DIRECTION: Please set down all the lines beneath this one exactly, without the pictures.
==============================
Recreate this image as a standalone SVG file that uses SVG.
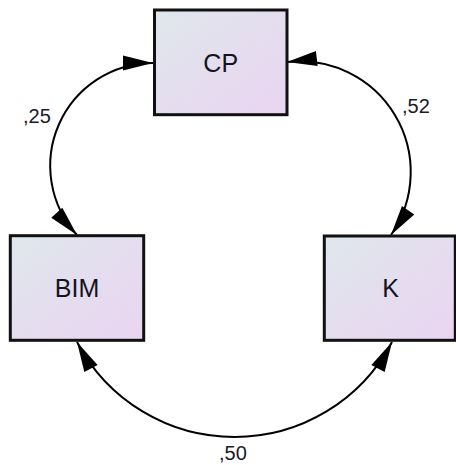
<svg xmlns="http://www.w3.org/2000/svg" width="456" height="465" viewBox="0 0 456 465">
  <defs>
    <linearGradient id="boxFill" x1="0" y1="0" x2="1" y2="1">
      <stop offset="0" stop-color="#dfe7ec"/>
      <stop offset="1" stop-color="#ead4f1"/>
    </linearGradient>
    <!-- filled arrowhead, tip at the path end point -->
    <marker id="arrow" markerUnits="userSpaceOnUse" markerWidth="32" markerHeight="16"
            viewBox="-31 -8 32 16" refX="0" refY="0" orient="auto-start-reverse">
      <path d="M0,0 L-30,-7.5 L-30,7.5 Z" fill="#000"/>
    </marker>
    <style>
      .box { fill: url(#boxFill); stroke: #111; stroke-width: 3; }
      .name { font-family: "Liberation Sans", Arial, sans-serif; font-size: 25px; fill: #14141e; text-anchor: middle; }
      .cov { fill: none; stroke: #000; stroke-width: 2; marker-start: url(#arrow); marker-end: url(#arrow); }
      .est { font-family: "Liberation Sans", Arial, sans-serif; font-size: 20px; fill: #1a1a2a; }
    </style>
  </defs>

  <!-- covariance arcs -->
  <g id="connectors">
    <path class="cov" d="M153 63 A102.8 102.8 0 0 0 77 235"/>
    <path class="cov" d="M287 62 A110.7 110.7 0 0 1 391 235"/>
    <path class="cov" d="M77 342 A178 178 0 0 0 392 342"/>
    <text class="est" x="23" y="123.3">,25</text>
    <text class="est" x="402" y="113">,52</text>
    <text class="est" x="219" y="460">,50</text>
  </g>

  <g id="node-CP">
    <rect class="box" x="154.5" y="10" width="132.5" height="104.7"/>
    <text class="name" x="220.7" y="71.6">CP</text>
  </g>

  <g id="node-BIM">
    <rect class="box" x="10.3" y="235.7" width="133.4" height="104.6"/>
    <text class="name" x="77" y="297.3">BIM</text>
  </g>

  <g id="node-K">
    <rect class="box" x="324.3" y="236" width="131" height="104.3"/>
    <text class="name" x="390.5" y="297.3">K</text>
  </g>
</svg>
==============================
WORKED SOLUTION:
Recreate this image as a standalone SVG file that uses SVG.
<svg xmlns="http://www.w3.org/2000/svg" width="456" height="465" viewBox="0 0 456 465">
  <defs>
    <linearGradient id="boxFill" x1="0" y1="0" x2="1" y2="1">
      <stop offset="0" stop-color="#dfe7ec"/>
      <stop offset="1" stop-color="#ead4f1"/>
    </linearGradient>
    <!-- filled arrowhead, tip at the path end point -->
    <marker id="arrow" markerUnits="userSpaceOnUse" markerWidth="32" markerHeight="16"
            viewBox="-31 -8 32 16" refX="0" refY="0" orient="auto-start-reverse">
      <path d="M0,0 L-30,-7.5 L-30,7.5 Z" fill="#000"/>
    </marker>
    <style>
      .box { fill: url(#boxFill); stroke: #111; stroke-width: 3; }
      .name { font-family: "Liberation Sans", Arial, sans-serif; font-size: 25px; fill: #14141e; text-anchor: middle; }
      .cov { fill: none; stroke: #000; stroke-width: 2; marker-start: url(#arrow); marker-end: url(#arrow); }
      .est { font-family: "Liberation Sans", Arial, sans-serif; font-size: 20px; fill: #1a1a2a; }
    </style>
  </defs>

  <!-- covariance arcs -->
  <g id="connectors">
    <path class="cov" d="M153 63 A102.8 102.8 0 0 0 77 235"/>
    <path class="cov" d="M287 62 A110.7 110.7 0 0 1 391 235"/>
    <path class="cov" d="M77 342 A178 178 0 0 0 392 342"/>
    <text class="est" x="23" y="123.3">,25</text>
    <text class="est" x="402" y="113">,52</text>
    <text class="est" x="219" y="460">,50</text>
  </g>

  <g id="node-CP">
    <rect class="box" x="154.5" y="10" width="132.5" height="104.7"/>
    <text class="name" x="220.7" y="71.6">CP</text>
  </g>

  <g id="node-BIM">
    <rect class="box" x="10.3" y="235.7" width="133.4" height="104.6"/>
    <text class="name" x="77" y="297.3">BIM</text>
  </g>

  <g id="node-K">
    <rect class="box" x="324.3" y="236" width="131" height="104.3"/>
    <text class="name" x="390.5" y="297.3">K</text>
  </g>
</svg>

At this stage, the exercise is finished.